Models also differ in robustness. A simple model is often robust because it is insensitive to fluctuations in the facts, but that same insensitivity makes its description coarse and one-dimensional. A fine-grained model captures subtle changes in reality, but because it is so sensitive, its output may swing dramatically. Statistics has a similar idea: the bias-variance tradeoff. Optimizing a single model means finding a balance between overfitting and underfitting reality, then extracting useful parameters. The same problem appears in human understanding. Regional prejudice is a kind of underfitting; empiricism, in many cases, tends toward overfitting.
So how can model bias be reduced? The simplest answer is to master multiple independent models. The biases and blind spots of any one model can be offset or covered by the independent parts of others, producing a fuller and more three-dimensional understanding.
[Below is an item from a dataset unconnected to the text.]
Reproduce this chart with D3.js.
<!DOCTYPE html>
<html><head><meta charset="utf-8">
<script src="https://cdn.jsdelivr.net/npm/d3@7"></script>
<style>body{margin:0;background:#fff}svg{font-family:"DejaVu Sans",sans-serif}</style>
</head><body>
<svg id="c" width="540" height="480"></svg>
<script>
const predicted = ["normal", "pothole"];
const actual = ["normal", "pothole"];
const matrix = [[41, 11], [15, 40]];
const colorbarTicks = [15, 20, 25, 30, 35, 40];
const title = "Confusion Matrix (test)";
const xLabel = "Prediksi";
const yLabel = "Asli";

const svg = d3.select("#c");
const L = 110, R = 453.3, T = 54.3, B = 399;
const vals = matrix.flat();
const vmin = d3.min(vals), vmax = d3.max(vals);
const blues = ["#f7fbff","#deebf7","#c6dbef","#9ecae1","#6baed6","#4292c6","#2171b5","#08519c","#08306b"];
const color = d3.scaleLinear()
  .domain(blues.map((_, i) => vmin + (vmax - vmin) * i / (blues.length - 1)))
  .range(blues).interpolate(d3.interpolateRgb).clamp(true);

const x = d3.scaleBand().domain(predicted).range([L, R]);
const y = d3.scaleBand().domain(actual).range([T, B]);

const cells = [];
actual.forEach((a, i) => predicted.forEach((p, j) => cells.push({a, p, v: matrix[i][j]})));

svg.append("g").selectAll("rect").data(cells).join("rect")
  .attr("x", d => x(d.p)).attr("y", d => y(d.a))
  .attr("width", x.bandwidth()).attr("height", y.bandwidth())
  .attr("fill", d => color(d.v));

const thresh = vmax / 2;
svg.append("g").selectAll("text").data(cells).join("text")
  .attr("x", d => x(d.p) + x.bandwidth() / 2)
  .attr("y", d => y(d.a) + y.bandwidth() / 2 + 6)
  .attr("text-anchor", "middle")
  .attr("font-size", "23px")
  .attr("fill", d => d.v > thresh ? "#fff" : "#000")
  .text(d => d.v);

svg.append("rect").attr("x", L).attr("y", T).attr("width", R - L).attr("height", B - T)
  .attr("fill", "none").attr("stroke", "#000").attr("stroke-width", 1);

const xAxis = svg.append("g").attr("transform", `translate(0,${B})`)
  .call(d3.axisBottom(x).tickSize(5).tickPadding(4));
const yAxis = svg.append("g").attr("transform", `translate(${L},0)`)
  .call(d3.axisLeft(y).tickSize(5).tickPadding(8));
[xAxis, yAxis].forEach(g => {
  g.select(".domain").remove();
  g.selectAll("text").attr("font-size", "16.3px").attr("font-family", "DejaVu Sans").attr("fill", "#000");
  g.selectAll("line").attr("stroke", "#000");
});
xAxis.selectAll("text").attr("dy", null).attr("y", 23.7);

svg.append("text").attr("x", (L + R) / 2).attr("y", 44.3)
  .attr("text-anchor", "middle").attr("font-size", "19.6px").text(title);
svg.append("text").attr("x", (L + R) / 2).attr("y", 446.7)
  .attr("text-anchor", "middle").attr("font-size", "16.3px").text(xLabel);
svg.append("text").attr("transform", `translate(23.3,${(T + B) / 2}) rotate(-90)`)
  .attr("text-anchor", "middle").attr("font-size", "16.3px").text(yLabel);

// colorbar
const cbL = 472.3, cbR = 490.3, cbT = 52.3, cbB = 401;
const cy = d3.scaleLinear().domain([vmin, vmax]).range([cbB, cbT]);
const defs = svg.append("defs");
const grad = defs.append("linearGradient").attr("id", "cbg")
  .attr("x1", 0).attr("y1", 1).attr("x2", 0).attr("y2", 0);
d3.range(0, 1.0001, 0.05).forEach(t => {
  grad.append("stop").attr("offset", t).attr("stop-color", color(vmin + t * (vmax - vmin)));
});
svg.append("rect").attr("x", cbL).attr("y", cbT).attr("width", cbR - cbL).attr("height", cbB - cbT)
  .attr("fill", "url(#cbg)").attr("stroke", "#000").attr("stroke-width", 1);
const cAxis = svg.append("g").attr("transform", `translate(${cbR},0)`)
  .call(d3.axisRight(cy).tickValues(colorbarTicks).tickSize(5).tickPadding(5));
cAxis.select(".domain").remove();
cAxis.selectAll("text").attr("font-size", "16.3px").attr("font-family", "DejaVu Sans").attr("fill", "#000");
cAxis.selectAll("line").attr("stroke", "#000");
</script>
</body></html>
In historical research, trying to explain events with one single "-ism" usually leads to pseudo-patterns. It is like carrying a hammer and then treating every usable fact as a nail, while historical facts that are more like nuts and require a wrench are simply ignored. Using several historical perspectives at once is often more helpful in reconstructing what actually happened. Every model departs from the facts in some way. Simpler models are easier to accept because they align with Occam's razor, but in the larger view, an ideal model would be built by weighting and integrating several independent models. That is the point at which a model most closely reflects reality.
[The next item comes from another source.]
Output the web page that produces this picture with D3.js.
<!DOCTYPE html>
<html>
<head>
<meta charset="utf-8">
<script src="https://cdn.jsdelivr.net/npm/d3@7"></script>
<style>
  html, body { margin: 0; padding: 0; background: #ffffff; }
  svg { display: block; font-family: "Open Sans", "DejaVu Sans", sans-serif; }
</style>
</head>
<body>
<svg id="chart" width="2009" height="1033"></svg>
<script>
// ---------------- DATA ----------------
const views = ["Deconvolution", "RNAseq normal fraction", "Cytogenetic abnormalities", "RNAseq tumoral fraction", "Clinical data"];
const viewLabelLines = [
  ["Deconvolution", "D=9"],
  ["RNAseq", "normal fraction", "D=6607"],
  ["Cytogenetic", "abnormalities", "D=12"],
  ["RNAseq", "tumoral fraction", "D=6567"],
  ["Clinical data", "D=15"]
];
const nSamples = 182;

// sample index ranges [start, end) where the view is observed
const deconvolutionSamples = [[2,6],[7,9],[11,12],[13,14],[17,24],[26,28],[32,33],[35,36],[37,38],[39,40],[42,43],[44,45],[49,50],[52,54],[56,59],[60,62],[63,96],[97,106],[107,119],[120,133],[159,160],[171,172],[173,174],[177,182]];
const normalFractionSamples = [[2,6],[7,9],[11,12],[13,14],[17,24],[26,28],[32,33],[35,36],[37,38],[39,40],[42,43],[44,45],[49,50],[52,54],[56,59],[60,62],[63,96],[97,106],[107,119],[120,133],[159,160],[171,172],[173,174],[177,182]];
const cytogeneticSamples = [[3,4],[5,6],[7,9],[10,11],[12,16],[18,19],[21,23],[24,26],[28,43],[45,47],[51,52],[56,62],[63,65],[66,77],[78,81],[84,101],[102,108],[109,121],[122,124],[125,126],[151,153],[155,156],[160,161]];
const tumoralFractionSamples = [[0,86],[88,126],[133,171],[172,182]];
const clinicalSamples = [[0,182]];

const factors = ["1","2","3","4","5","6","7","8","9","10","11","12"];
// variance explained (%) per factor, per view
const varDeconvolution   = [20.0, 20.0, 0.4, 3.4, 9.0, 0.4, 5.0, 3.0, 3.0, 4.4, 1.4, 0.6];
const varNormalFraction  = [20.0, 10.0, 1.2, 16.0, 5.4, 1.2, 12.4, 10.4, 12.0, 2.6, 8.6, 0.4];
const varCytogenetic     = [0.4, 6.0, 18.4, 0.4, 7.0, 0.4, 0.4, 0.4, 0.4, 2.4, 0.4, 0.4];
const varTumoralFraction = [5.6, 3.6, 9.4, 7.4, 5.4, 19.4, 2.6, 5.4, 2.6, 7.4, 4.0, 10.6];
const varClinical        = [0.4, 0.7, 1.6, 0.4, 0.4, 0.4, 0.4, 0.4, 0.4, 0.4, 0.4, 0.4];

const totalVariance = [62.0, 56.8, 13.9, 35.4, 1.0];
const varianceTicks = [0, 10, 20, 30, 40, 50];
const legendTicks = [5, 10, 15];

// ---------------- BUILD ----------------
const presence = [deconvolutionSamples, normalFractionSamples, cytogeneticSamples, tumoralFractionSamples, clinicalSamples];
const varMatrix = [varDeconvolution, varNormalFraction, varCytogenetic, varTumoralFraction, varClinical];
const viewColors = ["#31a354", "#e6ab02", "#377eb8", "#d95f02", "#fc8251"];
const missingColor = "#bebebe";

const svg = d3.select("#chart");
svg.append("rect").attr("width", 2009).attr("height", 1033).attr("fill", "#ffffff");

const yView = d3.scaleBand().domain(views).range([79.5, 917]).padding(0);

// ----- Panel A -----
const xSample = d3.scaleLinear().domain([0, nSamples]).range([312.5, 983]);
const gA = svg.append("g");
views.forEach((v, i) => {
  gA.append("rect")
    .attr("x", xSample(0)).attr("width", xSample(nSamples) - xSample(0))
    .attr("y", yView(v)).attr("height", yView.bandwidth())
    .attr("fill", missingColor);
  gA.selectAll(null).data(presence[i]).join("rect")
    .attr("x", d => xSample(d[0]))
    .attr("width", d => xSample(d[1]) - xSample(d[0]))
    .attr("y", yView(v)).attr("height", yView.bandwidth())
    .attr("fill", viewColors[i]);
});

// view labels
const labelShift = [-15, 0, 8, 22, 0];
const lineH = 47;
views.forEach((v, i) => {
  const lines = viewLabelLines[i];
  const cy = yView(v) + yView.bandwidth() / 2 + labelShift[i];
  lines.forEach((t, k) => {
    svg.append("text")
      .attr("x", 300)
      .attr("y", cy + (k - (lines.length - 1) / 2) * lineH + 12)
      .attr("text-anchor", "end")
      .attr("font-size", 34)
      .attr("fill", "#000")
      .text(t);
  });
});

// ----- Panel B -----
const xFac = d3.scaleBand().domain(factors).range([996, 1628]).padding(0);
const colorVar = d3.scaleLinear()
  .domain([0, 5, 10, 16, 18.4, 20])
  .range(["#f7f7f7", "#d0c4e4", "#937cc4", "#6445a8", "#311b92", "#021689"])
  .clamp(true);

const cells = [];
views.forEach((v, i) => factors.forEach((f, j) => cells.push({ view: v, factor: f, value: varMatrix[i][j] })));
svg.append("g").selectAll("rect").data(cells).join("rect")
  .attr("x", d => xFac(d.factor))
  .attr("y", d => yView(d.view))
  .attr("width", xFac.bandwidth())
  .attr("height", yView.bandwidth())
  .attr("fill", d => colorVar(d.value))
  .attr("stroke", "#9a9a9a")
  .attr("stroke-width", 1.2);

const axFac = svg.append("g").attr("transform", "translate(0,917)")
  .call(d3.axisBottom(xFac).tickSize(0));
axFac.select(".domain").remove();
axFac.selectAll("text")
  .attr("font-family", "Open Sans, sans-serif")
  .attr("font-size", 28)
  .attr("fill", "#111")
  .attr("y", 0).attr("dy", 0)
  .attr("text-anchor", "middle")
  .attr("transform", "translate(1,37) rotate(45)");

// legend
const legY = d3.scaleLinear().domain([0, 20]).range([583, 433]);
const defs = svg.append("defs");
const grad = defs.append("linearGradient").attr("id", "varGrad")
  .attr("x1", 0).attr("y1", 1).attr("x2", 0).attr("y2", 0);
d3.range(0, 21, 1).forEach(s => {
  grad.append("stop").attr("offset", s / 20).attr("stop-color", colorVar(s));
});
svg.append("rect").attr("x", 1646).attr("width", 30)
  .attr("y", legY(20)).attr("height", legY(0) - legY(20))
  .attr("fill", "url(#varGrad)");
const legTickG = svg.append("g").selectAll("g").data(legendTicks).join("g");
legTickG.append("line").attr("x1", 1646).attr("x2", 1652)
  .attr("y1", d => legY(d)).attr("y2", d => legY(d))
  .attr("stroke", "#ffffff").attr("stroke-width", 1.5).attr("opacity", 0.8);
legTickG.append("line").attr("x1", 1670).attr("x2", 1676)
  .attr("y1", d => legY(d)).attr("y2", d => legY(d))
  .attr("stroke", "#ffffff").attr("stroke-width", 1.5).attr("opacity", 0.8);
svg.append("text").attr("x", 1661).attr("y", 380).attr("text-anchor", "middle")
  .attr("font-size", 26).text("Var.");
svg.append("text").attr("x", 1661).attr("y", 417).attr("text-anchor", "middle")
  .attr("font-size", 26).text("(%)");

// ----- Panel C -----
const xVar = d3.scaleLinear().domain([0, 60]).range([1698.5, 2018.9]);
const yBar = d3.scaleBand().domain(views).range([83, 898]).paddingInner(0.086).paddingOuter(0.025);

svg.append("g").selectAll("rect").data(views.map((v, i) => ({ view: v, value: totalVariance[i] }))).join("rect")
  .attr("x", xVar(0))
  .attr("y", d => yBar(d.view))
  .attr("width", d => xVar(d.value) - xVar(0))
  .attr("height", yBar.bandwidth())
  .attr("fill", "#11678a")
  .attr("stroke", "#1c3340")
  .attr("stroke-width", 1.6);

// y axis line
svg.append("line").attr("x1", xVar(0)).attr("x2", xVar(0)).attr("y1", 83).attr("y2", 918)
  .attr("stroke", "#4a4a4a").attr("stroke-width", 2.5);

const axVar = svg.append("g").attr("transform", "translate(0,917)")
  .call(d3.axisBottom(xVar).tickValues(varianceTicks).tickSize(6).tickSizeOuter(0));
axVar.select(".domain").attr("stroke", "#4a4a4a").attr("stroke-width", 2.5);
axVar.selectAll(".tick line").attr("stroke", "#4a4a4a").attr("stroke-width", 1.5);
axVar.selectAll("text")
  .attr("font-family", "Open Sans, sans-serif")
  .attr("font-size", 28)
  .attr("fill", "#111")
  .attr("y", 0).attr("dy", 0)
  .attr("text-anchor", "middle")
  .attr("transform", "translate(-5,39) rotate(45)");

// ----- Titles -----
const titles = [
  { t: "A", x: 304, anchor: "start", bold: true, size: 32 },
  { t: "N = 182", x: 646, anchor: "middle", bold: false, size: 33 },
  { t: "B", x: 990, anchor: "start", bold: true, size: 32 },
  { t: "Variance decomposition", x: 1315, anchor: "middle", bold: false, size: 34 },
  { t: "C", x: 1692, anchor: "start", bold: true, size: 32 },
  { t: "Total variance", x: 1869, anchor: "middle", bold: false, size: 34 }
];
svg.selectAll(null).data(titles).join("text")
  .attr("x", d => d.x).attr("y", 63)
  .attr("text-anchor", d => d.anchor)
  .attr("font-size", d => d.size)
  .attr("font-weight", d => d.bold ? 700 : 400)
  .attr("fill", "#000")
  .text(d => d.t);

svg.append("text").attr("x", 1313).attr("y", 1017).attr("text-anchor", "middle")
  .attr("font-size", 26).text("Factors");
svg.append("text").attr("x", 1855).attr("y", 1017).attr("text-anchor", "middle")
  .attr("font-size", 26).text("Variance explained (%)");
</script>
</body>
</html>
Of course, people do not always want reality itself; sometimes what they actually want is the result after reality has been filtered by a model. And truly independent models may be rarer than they seem. Many are correlated from the start, or share a deeper underlying consistency. Integrating such models may reveal little that is genuinely new. If two models are sequentially connected, the effect of their combination should resemble the product of independent model effects rather than their sum. If two models describe independently, then their joint effect is more like a weighted combination of single-model performance, with the weights determined by the problem at hand.
$$完美模型 \= 独立模型1 + 独立模型2 + … +独立模型n$$
A model can only approach perfection; it can never become perfect. There will always be unknown information or undiscovered perspectives. Still, current developments in artificial intelligence may eventually produce models whose descriptive power exceeds the level of human understanding. We may never fully grasp how such a model works, and yet its predictive ability could be astonishingly good. From an engineering standpoint, that may not be a problem. Ethically, however, modern humans will probably still want their feelings considered.
Adding more models can move the system's optimum toward parts of reality that were once dismissed as noise. More facts and more data can have a similar effect. At the moment, there still seems to be too little attention given to integrating more models.
This, then, is itself a cognitive model of models. For an individual, broader experience and wider horizons help reveal the world's complexity and accumulate more usable experience. Openness to multiple perspectives makes it easier to discover integrated models that fit the facts more closely. Not every independent model deserves inclusion—many may be irrelevant to the question at hand, and some may only add variance. In plenty of situations, simple rules are the most practical and effective tools. But during the exploratory stage of cognition, using multiple models can help produce an understanding that exceeds the limits of any single person or perspective.